I’m building the business case for migration from Camunda to an open-source BPM stack, and the financial comparison is more complicated than I thought it would be.

Obviously, open-source means no licensing costs going forward. That’s straightforward. But when I model the actual migration expense—engineering time, data migration, process recreation, validation, cutover—plus the operational costs of running open-source infrastructure ourselves instead of Camunda managing it, the numbers get murkier.

Here’s where I’m stuck: Camunda’s licensing feels expensive upfront, but their support and managed infrastructure absorb operational burden. If we go open-source, we’re paying less in licensing but more in engineering labor to maintain, monitor, and support the platform. Where’s the actual break-even point?

I also need to understand if the migration investment makes financial sense over a 3-year payback period. If it takes 18 months to recover the migration costs through licensing savings, we have a year of positive ROI. But if it takes two years, we’re barely justifying it.
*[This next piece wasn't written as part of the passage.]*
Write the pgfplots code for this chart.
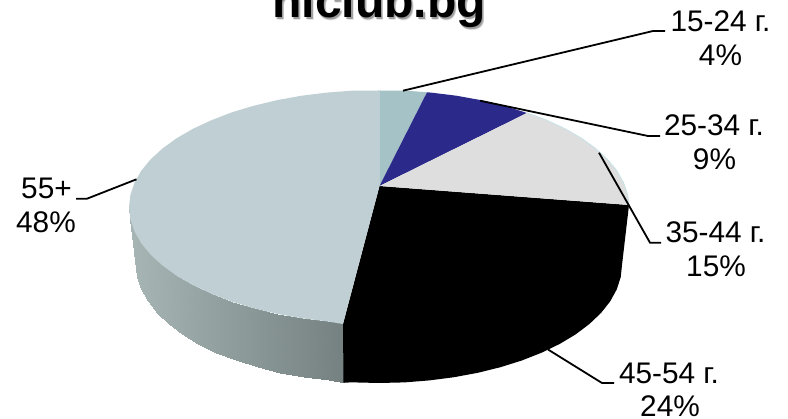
\documentclass[border=0pt]{standalone}
\usepackage{fontspec}
\setmainfont{Liberation Sans}
\usepackage{pgfplots}
\pgfplotsset{compat=1.18}
\definecolor{sliceA}{HTML}{A5C3C6}
\definecolor{sliceB}{HTML}{2B2A8A}
\definecolor{sliceC}{HTML}{DEDEDE}
\definecolor{sliceD}{HTML}{000000}
\definecolor{sliceE}{HTML}{BFCFD3}
\definecolor{rim}{HTML}{CBE2E6}
\newcommand{\lab}[3]{\node[anchor=base,inner sep=0pt,font=\fontsize{29.8}{29.8}\selectfont] at (axis cs:#1,#2) {#3};}
\newcommand{\ttl}[4]{\node[anchor=base,inner sep=0pt,text=#3,opacity=#4,font=\fontsize{48}{48}\selectfont\bfseries] at (axis cs:#1,#2) {hiclub.bg};}
\begin{document}
\begin{tikzpicture}
\path[use as bounding box,clip] (0,0) rectangle (788pt,419pt);
\begin{axis}[
at={(0,0)}, anchor=south west,
scale only axis, width=788pt, height=419pt,
xmin=0, xmax=788, ymin=0, ymax=419, y dir=reverse,
hide axis, clip=false,
colormap={wall}{rgb255=(166,180,180) rgb255=(116,129,128)},
point meta min=136, point meta max=344
]
% side wall of the 55+ slice
\addplot[surf, shader=interp, mesh/rows=2, point meta=x] coordinates {
(344.2,322.9) (327,321.4) (301.7,318.3) (277.3,313.9) (254,308.3) (232,301.7) (211.7,293.9) (193.2,285.3) (176.7,275.8) (162.5,265.5) (150.6,254.6) (141.2,243.2) (134.5,231.3) (130.4,219.2) (129,207)
(344.5,382.6) (328.5,380.4) (303.9,377.2) (280.2,372.8) (257.5,367.2) (236.2,360.5) (216.4,352.7) (198.4,344) (182.4,334.4) (168.6,324) (157,313) (147.9,301.5) (141.3,289.5) (137.3,277.3) (136,265)
};
% 45-54 slice, top and side in one black shape
\addplot[fill=sliceD, draw=none] coordinates {
(379.5,186) (629,205) (622,265) (620.7,277.3) (616.7,289.5) (610.1,301.5) (601,313) (589.4,324) (575.6,334.4) (559.6,344) (541.6,352.7) (521.8,360.5) (500.5,367.2) (477.8,372.8) (454.1,377.2) (429.5,380.4) (404.4,382.4) (379,383) (353.6,382.4) (343.5,382.6) (343,324)
} --cycle;
% 55+
\addplot[fill=sliceE, draw=none] coordinates {
(379.5,186) (343,324) (327,321.4) (301.7,318.3) (277.3,313.9) (254,308.3) (232,301.7) (211.7,293.9) (193.2,285.3) (176.7,275.8) (162.5,265.5) (150.6,254.6) (141.2,243.2) (134.5,231.3) (130.4,219.2) (129,207) (130.4,194.8) (134.5,182.7) (141.2,170.8) (150.6,159.4) (162.5,148.5) (176.7,138.2) (193.2,128.7) (211.7,120.1) (232,112.3) (254,105.7) (277.3,100.1) (301.7,95.7) (327,92.6) (352.9,90.6) (379.3,90.5)
} --cycle;
% 15-24
\addplot[fill=sliceA, draw=none] coordinates {
(379.5,186) (379.3,90.5) (405.1,90.6) (427,92.3)
} --cycle;
% 25-34
\addplot[fill=sliceB, draw=none] coordinates {
(379.5,186) (427,92.3) (431,92.6) (456.3,95.7) (480.7,100.1) (504,105.7) (527,113)
} --cycle;
% 35-44
\addplot[fill=sliceC, draw=none] coordinates {
(379.5,186) (527,113) (546.3,120.1) (564.8,128.7) (581.3,138.2) (595.5,148.5) (607.4,159.4) (616.8,170.8) (623.5,182.7) (627.6,194.8) (629,205)
} --cycle;
\addplot[rim, line width=1pt] coordinates {
(527,113) (546.3,120.1) (564.8,128.7) (581.3,138.2) (595.5,148.5) (607.4,159.4) (616.8,170.8) (623.5,182.7) (627.6,194.8) (629,205)
};
% leader lines
\addplot[black, line width=1.8pt] coordinates {(403,90.7) (653,31) (665,31)};
\addplot[black, line width=1.8pt] coordinates {(480,100.7) (648,136) (660,136)};
\addplot[black, line width=1.8pt] coordinates {(599,152.7) (650,242.7) (661,242.7)};
\addplot[black, line width=1.8pt] coordinates {(548,349.5) (602,383) (614,383)};
\addplot[black, line width=1.8pt] coordinates {(136.5,179.3) (87,198.7) (76,198.7)};
% data labels
\lab{720.5}{32}{15-24 г.}
\lab{720.5}{65.5}{4\%}
\lab{714}{136}{25-34 г.}
\lab{714.5}{170}{9\%}
\lab{715.5}{242.5}{35-44 г.}
\lab{716}{277}{15\%}
\lab{669}{383.3}{45-54 г.}
\lab{670}{417}{24\%}
\lab{46.5}{199}{55+}
\lab{46}{233}{48\%}
% title with soft shadow
\ttl{381.5}{20.5}{black}{0.1}
\ttl{381}{20}{black}{0.15}
\ttl{380.5}{19.5}{black}{0.2}
\ttl{379}{18}{black}{1}
\end{axis}
\end{tikzpicture}
\end{document}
Finance is asking for comparable costs: what does Camunda at our scale actually cost versus an open-source solution with internal support? And does having flexible access to multiple AI models for workflow optimization change that calculation?
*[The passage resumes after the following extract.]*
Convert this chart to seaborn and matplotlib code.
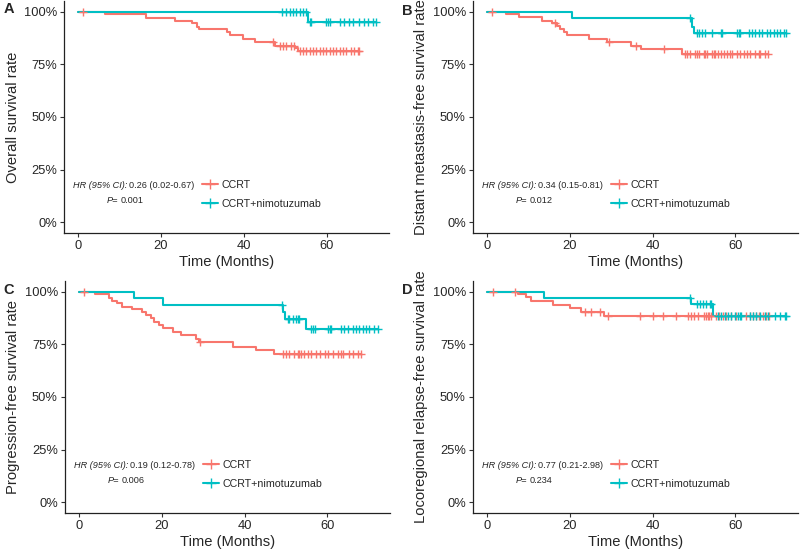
import numpy as np
import matplotlib
matplotlib.use("Agg")
import matplotlib.pyplot as plt
import seaborn as sns
from matplotlib.lines import Line2D
from matplotlib import font_manager

# KM step data (months, survival fraction after each drop)
A_ccrt_events = [6.5, 16.5, 23.4, 27.4, 28.6, 29.3, 35.9, 36.7, 39.9, 42.7, 47.5, 52.4, 53.0]
A_ccrt_surv = [0.987, 0.968, 0.955, 0.944, 0.928, 0.917, 0.901, 0.889, 0.869, 0.854, 0.838, 0.825, 0.812]
A_ccrt_censor = [1.2, 47.1, 48.7, 49.5, 50.3, 51.5, 52.2, 53.5, 54.3, 55.1, 55.9, 56.7, 57.5, 58.3, 59.1,
                 59.9, 60.7, 61.5, 62.3, 63.1, 63.9, 64.7, 65.9, 66.7, 67.5, 67.9]
A_nimo_events = [55.5]
A_nimo_surv = [0.95]
A_nimo_censor = [49.1, 50.3, 51.1, 51.9, 52.7, 53.5, 54.3, 55.1, 55.9, 56.3, 59.9, 60.3, 60.7, 63.1,
                 64.3, 65.5, 66.3, 67.9, 69.1, 69.9, 71.1, 71.9]

B_ccrt_events = [4.7, 7.7, 13.3, 15.7, 16.9, 17.6, 18.5, 19.4, 24.6, 29.0, 34.7, 37.1, 47.2]
B_ccrt_surv = [0.989, 0.973, 0.957, 0.944, 0.932, 0.916, 0.901, 0.889, 0.869, 0.854, 0.838, 0.822, 0.801]
B_ccrt_censor = [1.2, 16.5, 29.4, 35.9, 42.7, 47.9, 48.3, 49.1, 50.3, 50.7, 51.1, 52.3, 52.7, 53.1, 54.3,
                 54.7, 55.1, 55.9, 56.4, 57.2, 58.0, 58.8, 59.2, 60.4, 61.2, 62.0, 62.8, 63.6, 64.8,
                 65.6, 66.0, 67.2, 67.9]
B_nimo_events = [20.6, 49.4, 50.0]
B_nimo_surv = [0.968, 0.925, 0.90]
B_nimo_censor = [49.1, 50.7, 51.1, 51.9, 52.7, 54.3, 56.4, 56.8, 60.4, 60.8, 61.2, 63.2, 64.0, 64.8,
                 65.6, 66.4, 67.6, 68.4, 69.2, 70.0, 70.8, 71.7, 72.2]

C_ccrt_events = [4.0, 7.3, 8.1, 9.3, 10.5, 12.9, 15.3, 16.1, 17.3, 18.1, 19.4, 20.2, 22.6, 24.6,
                 28.2, 29.0, 37.1, 42.7, 47.2]
C_ccrt_surv = [0.987, 0.971, 0.957, 0.944, 0.928, 0.916, 0.904, 0.889, 0.873, 0.857, 0.841, 0.825,
               0.809, 0.793, 0.777, 0.761, 0.737, 0.721, 0.702]
C_ccrt_censor = [1.2, 29.3, 49.2, 50.0, 50.8, 52.0, 52.8, 53.2, 53.6, 54.4, 55.2, 56.0, 57.3, 58.1,
                 59.3, 60.1, 61.3, 62.5, 63.3, 63.7, 65.3, 66.1, 67.3, 68.1]
C_nimo_events = [13.3, 20.4, 49.3, 49.7, 54.9]
C_nimo_surv = [0.968, 0.935, 0.903, 0.872, 0.82]
C_nimo_censor = [49.1, 50.4, 50.8, 51.6, 52.3, 52.8, 53.2, 56.1, 56.5, 56.9, 60.1, 60.5, 60.9, 63.3,
                 64.1, 64.9, 66.1, 66.9, 67.7, 68.5, 69.3, 70.1, 71.3, 72.2]

D_ccrt_events = [7.5, 9.5, 10.6, 16.0, 20.0, 22.8, 28.2]
D_ccrt_surv = [0.987, 0.973, 0.955, 0.936, 0.92, 0.904, 0.882]
D_ccrt_censor = [1.5, 6.7, 23.6, 25.2, 27.3, 29.3, 36.9, 40.2, 42.5, 45.7, 48.5, 49.3, 50.1, 50.9,
                 52.5, 52.9, 53.3, 53.7, 54.1, 55.3, 56.1, 56.9, 57.7, 58.9, 60.2, 62.6, 63.4, 64.2,
                 65.0, 65.8, 66.6, 67.4, 68.2]
D_nimo_events = [13.7, 49.3, 54.6]
D_nimo_surv = [0.968, 0.94, 0.882]
D_nimo_censor = [49.1, 50.6, 51.4, 52.2, 53.0, 53.8, 54.2, 55.8, 56.6, 57.4, 58.2, 59.0, 59.8, 60.6,
                 61.0, 61.4, 63.4, 64.2, 65.0, 65.9, 67.1, 67.9, 69.5, 70.7, 71.9, 72.3]

panel_letters = ["A", "B", "C", "D"]
ylabels = ["Overall survival rate", "Distant metastasis-free survival rate",
           "Progression-free survival rate", "Locoregional relapse-free survival rate"]
hr_texts = ["0.26 (0.02-0.67)", "0.34 (0.15-0.81)", "0.19 (0.12-0.78)", "0.77 (0.21-2.98)"]
p_texts = ["0.001", "0.012", "0.006", "0.234"]
group_labels = ["CCRT", "CCRT+nimotuzumab"]
group_colors = ["#F8766D", "#00BFC4"]
x_ticks = [0, 20, 40, 60]
y_ticks = [0, 0.25, 0.5, 0.75, 1.0]
y_ticklabels = ["0%", "25%", "50%", "75%", "100%"]

sns.set_theme(style="ticks")
plt.rcParams["font.family"] = ["Liberation Sans", "DejaVu Sans"]

installed = {f.name for f in font_manager.fontManager.ttflist}
note_family = "Liberation Sans Narrow" if "Liberation Sans Narrow" in installed else "Liberation Sans"
note_size = 7.5 if note_family == "Liberation Sans Narrow" else 6.6


def km_step(events, surv, censor):
    t = np.array([0.0] + list(events) + [max(censor)])
    s = np.array([1.0] + list(surv) + [surv[-1]])
    levels = np.array([1.0] + list(surv))
    idx = np.searchsorted(np.array(events), np.array(censor), side="right")
    return t, s, np.array(censor), levels[idx]


panels = [
    [(A_ccrt_events, A_ccrt_surv, A_ccrt_censor), (A_nimo_events, A_nimo_surv, A_nimo_censor)],
    [(B_ccrt_events, B_ccrt_surv, B_ccrt_censor), (B_nimo_events, B_nimo_surv, B_nimo_censor)],
    [(C_ccrt_events, C_ccrt_surv, C_ccrt_censor), (C_nimo_events, C_nimo_surv, C_nimo_censor)],
    [(D_ccrt_events, D_ccrt_surv, D_ccrt_censor), (D_nimo_events, D_nimo_surv, D_nimo_censor)],
]

fig = plt.figure(figsize=(8, 5.49), dpi=100)
rects = [[0.080, 0.5756, 0.406, 0.4226], [0.591, 0.5756, 0.406, 0.4226],
         [0.081, 0.0656, 0.406, 0.4226], [0.591, 0.0656, 0.406, 0.4226]]
letter_pos = [(0.004, 0.997), (0.503, 0.993), (0.004, 0.484), (0.503, 0.484)]

for i, groups in enumerate(panels):
    ax = fig.add_axes(rects[i])
    for (ev, sv, cz), col in zip(groups, group_colors):
        t, s, ct, cs = km_step(ev, sv, cz)
        sns.lineplot(x=t, y=s, drawstyle="steps-post", color=col, linewidth=1.5,
                     estimator=None, sort=False, errorbar=None, ax=ax)
        sns.scatterplot(x=ct, y=cs, marker="+", color=col, s=34, linewidth=1.0,
                        ax=ax, zorder=3)

    ax.set_xlim(-3.4, 75.0)
    ax.set_ylim(-0.05, 1.05)
    ax.set_xticks(x_ticks)
    ax.set_yticks(y_ticks)
    ax.set_yticklabels(y_ticklabels)
    ax.tick_params(labelsize=9.3, length=3, width=0.8, pad=2, color="#333333")
    ax.set_xlabel("Time (Months)", fontsize=10.6, labelpad=2)
    ax.set_ylabel(ylabels[i], fontsize=10.6, labelpad=3)
    for sp in ["left", "bottom"]:
        ax.spines[sp].set_linewidth(0.9)
        ax.spines[sp].set_color("#222222")
    sns.despine(ax=ax)

    # HR / P annotation: italic label followed by the plain value
    hr_lab = ax.text(-1.2, 0.177, "HR (95% CI):", style="italic", ha="left", va="center",
                     fontsize=note_size, family=note_family)
    ax.annotate(hr_texts[i], xy=(1, 0.5), xycoords=hr_lab, xytext=(1.5, 0),
                textcoords="offset points", ha="left", va="center",
                fontsize=note_size, family=note_family)
    p_lab = ax.text(7.0, 0.102, "P=", style="italic", ha="left", va="center",
                    fontsize=note_size, family=note_family)
    ax.annotate(p_texts[i], xy=(1, 0.5), xycoords=p_lab, xytext=(1.5, 0),
                textcoords="offset points", ha="left", va="center",
                fontsize=note_size, family=note_family)

    handles = [Line2D([0], [0], color=c, linewidth=1.5, marker="+", markersize=6.5,
                      markeredgewidth=1.0) for c in group_colors]
    ax.legend(handles, group_labels, loc="upper left", bbox_to_anchor=(0.425, 0.230),
              frameon=False, fontsize=7.7, borderpad=0, borderaxespad=0,
              handlelength=1.5, handletextpad=0.35, labelspacing=0.85)

    fig.text(letter_pos[i][0], letter_pos[i][1], panel_letters[i], fontsize=10.5,
             fontweight="bold", ha="left", va="top")

fig.savefig("out.png", dpi=100)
How are other teams actually justifying this migration to their finance organizations?

We went through this exact analysis before migrating off Camunda, and I’ll be honest—the justification was a lot softer than I wanted it to be.

The licensing savings math was clear: we were paying maybe eighty grand a year for Camunda licensing at our scale. Open-source meant zero ongoing licensing costs. But then we had to hire someone to manage infrastructure, monitoring, and support. We budgeted fifty grand for that. So net savings was thirty grand annually, which reduced our payback period to less than two years on a one-point-five million dollar migration project. That was acceptable but not thrilling.

What actually shifted the conversation was a different angle: flexibility and integration speed. Once we owned the infrastructure, our engineering team could optimize workflows more aggressively. We cut manual process steps because we could experiment faster. That was worth maybe an additional hundred-fifty grand annually in labor productivity gains. Suddenly the migration made real financial sense.

The honest part: don’t just compare licensing costs. Compare total cost of ownership including infrastructure, support, and process optimization velocity. That’s where open-source actually wins.

For your case: audit not just what you’re spending on Camunda licenses, but what process improvement work you can’t justify doing because engineering time is expensive and Camunda licensing is sunk cost. If there’s a backlog of optimization work, that’s your hidden ROI.

We looked at a migration and ultimately decided against it based on the financial analysis. Let me share what we found.

Camunda licensing for us ran about seventy-five thousand annually. We modeled open-source infrastructure costs including people, infrastructure, monitoring, and support at roughly sixty to seventy thousand. So we’d save maybe ten percent on pure costs, which wasn’t meaningful given migration risk.

The real issue: Camunda’s pricing scales with usage. If we wanted to optimize processes and add workflow complexity, Camunda’s costs increase but our engineering work mostly adjusts existing workflows. With open-source, every new optimization becomes an engineering project. The cost structure is just different, not necessarily cheaper.

We decided to stay on Camunda for five more years, then reevaluate. The migration only made sense if we had specific development velocity goals that required technical flexibility Camunda couldn’t provide. For pure cost reduction, open-source wasn’t compelling enough to justify changing.

Advice: calculate migration risk and cost in your payback analysis. A two-year payback doesn’t account for the probability that migration takes longer or creates operational issues. With risk adjustment, your true payback might be three years, which is less attractive.

licensing savings are real but smaller than u expect. infrastructure + support labor eats most of it. only makes sense if u gain speed that justifies migration cost itself.